SUPPLIED DATA:
#####

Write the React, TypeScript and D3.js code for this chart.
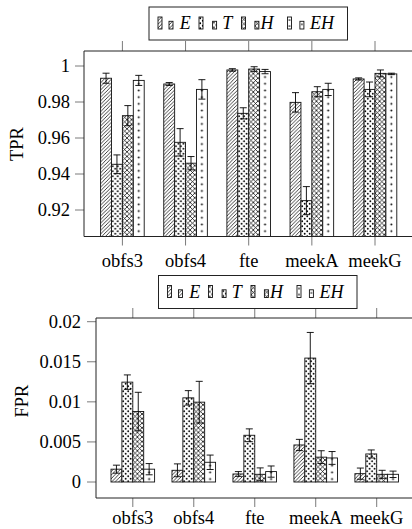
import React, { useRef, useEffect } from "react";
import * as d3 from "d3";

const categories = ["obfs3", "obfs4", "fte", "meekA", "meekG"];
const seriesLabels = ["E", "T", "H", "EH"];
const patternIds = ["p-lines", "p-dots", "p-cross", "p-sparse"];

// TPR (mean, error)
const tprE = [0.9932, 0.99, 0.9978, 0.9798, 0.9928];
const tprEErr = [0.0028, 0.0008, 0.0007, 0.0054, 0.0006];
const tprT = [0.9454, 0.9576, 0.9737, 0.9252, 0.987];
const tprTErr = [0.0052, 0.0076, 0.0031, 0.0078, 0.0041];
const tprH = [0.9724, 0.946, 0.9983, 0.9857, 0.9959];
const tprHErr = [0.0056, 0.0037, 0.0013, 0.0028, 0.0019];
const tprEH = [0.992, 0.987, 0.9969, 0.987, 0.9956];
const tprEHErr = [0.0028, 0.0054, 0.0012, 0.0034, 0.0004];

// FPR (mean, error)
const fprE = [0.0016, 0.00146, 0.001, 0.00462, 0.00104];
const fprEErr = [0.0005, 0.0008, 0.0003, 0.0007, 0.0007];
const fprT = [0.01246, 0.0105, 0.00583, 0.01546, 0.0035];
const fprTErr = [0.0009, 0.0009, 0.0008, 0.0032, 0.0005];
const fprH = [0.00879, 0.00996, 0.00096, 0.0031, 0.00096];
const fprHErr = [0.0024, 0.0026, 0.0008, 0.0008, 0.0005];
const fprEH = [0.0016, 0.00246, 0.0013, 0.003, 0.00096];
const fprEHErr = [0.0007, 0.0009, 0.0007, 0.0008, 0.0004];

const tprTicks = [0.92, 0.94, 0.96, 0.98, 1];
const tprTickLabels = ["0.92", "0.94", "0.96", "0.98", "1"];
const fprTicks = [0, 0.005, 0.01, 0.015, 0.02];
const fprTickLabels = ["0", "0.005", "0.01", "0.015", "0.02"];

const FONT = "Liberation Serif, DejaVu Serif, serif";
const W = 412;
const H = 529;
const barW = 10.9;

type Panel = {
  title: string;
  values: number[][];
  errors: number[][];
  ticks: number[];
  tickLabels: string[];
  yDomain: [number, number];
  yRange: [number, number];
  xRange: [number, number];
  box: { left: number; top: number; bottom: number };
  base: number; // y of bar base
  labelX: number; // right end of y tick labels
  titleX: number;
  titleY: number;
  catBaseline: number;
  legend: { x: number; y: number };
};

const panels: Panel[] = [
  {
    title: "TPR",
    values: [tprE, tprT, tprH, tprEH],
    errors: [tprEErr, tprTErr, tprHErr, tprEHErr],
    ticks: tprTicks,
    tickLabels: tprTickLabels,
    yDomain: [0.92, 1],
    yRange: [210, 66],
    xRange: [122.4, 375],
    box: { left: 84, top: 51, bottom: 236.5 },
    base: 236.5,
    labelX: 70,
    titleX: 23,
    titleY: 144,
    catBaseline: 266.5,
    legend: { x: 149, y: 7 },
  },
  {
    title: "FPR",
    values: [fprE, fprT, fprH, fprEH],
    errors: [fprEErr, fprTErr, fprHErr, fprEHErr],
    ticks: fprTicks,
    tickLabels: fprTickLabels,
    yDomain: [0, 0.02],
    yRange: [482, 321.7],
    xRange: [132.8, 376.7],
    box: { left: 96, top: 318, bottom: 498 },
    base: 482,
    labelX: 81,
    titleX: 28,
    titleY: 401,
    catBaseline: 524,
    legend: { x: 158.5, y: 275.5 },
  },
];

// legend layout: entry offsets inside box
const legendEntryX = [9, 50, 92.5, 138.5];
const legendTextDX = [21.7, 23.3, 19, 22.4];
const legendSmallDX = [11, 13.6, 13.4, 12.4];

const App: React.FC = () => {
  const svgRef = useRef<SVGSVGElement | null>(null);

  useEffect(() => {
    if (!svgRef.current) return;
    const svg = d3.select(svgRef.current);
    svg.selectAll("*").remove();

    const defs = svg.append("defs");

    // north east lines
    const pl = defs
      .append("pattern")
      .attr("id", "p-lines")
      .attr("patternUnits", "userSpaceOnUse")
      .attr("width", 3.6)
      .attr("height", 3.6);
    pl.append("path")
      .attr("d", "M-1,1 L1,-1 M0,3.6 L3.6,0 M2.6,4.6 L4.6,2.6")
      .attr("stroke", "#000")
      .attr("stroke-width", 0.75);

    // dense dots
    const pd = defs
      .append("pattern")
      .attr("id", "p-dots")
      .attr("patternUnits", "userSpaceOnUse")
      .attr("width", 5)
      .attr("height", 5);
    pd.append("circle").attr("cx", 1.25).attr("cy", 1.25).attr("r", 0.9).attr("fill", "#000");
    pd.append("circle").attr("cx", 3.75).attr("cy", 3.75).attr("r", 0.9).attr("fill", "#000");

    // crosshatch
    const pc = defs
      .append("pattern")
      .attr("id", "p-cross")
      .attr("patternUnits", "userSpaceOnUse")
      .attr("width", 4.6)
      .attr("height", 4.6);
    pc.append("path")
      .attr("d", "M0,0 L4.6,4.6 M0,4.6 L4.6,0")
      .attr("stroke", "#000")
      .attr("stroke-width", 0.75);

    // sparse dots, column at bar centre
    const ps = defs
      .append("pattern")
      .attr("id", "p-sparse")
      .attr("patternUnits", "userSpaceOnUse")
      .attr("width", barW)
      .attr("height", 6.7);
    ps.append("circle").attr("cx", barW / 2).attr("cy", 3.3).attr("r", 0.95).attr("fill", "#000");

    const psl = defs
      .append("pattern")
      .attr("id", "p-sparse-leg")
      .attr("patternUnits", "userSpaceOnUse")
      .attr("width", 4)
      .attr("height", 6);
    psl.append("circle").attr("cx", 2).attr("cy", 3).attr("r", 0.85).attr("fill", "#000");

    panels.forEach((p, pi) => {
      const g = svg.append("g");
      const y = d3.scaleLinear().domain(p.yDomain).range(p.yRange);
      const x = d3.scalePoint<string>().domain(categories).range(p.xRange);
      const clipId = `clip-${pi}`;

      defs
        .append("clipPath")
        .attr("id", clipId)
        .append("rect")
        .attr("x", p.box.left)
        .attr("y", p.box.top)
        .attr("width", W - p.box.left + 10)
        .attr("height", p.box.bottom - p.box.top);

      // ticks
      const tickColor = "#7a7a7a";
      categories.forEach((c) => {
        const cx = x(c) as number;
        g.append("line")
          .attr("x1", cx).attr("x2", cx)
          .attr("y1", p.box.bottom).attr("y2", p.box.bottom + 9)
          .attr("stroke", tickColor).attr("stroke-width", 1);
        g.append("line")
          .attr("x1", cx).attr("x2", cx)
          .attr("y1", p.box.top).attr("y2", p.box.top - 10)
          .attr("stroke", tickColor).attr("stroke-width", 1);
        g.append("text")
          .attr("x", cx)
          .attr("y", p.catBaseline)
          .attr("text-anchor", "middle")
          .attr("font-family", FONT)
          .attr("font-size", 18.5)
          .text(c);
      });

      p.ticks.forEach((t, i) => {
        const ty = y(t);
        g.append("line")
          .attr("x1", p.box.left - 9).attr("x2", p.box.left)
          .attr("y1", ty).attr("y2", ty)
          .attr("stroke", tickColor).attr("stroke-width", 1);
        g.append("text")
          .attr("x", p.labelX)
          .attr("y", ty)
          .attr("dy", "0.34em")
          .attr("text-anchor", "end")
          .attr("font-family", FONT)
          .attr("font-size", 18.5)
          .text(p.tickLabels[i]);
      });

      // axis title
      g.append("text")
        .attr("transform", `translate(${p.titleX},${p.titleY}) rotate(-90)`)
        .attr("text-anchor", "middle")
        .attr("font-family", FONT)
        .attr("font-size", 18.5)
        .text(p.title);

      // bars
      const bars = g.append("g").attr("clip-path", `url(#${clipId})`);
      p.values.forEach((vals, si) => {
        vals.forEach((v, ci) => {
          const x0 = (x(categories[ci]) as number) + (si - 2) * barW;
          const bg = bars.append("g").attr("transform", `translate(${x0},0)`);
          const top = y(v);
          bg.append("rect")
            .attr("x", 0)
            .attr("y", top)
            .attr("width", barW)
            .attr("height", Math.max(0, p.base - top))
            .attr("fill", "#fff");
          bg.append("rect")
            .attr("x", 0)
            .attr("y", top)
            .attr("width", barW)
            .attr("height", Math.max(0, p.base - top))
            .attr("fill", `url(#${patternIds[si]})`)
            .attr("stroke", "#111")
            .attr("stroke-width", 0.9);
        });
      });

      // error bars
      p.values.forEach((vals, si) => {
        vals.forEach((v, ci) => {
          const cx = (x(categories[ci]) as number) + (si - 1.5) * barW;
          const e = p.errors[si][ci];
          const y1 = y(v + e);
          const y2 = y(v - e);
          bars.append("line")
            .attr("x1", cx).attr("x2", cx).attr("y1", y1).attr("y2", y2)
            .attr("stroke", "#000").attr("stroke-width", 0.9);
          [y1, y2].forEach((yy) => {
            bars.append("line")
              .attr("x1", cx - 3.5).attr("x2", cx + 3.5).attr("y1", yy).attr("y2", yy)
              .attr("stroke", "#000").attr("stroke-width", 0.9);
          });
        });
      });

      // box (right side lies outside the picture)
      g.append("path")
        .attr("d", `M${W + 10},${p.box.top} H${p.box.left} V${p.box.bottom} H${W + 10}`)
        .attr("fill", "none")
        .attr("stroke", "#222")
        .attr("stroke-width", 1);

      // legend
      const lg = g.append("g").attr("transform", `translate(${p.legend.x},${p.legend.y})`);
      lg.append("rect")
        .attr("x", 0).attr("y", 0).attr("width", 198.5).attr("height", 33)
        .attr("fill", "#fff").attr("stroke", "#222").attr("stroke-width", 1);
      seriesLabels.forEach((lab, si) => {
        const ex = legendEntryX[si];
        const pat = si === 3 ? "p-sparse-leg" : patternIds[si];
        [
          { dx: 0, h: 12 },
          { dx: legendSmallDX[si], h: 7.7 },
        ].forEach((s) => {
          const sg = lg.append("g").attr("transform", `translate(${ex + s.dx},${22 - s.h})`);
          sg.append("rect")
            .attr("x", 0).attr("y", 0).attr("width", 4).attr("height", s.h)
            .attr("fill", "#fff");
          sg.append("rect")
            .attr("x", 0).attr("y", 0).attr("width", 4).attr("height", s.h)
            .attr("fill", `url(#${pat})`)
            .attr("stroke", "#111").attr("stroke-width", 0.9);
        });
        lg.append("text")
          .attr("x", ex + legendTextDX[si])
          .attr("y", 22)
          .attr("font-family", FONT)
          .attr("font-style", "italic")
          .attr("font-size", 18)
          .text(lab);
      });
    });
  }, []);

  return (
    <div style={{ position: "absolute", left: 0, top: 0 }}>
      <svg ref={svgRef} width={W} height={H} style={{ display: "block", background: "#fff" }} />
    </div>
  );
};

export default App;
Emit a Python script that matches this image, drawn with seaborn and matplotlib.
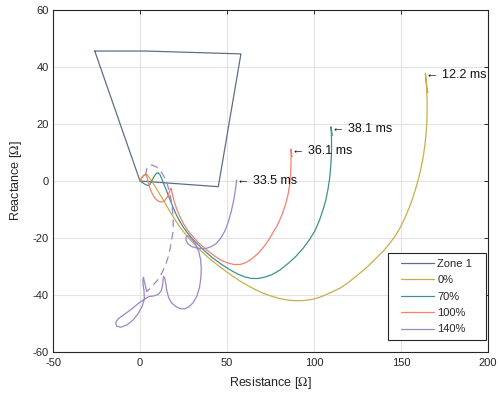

#####

WHAT YOU ARE ASKED TO DO: Give again, word for word, every line from the top of the data through the line with "const tprEHErr = [0.0028, 0.0054, 0.0012, 0.0034, 0.0004];", both ends included, and exclude the pictures.

EXPECTED OUTPUT:
Write the React, TypeScript and D3.js code for this chart.
import React, { useRef, useEffect } from "react";
import * as d3 from "d3";

const categories = ["obfs3", "obfs4", "fte", "meekA", "meekG"];
const seriesLabels = ["E", "T", "H", "EH"];
const patternIds = ["p-lines", "p-dots", "p-cross", "p-sparse"];

// TPR (mean, error)
const tprE = [0.9932, 0.99, 0.9978, 0.9798, 0.9928];
const tprEErr = [0.0028, 0.0008, 0.0007, 0.0054, 0.0006];
const tprT = [0.9454, 0.9576, 0.9737, 0.9252, 0.987];
const tprTErr = [0.0052, 0.0076, 0.0031, 0.0078, 0.0041];
const tprH = [0.9724, 0.946, 0.9983, 0.9857, 0.9959];
const tprHErr = [0.0056, 0.0037, 0.0013, 0.0028, 0.0019];
const tprEH = [0.992, 0.987, 0.9969, 0.987, 0.9956];
const tprEHErr = [0.0028, 0.0054, 0.0012, 0.0034, 0.0004];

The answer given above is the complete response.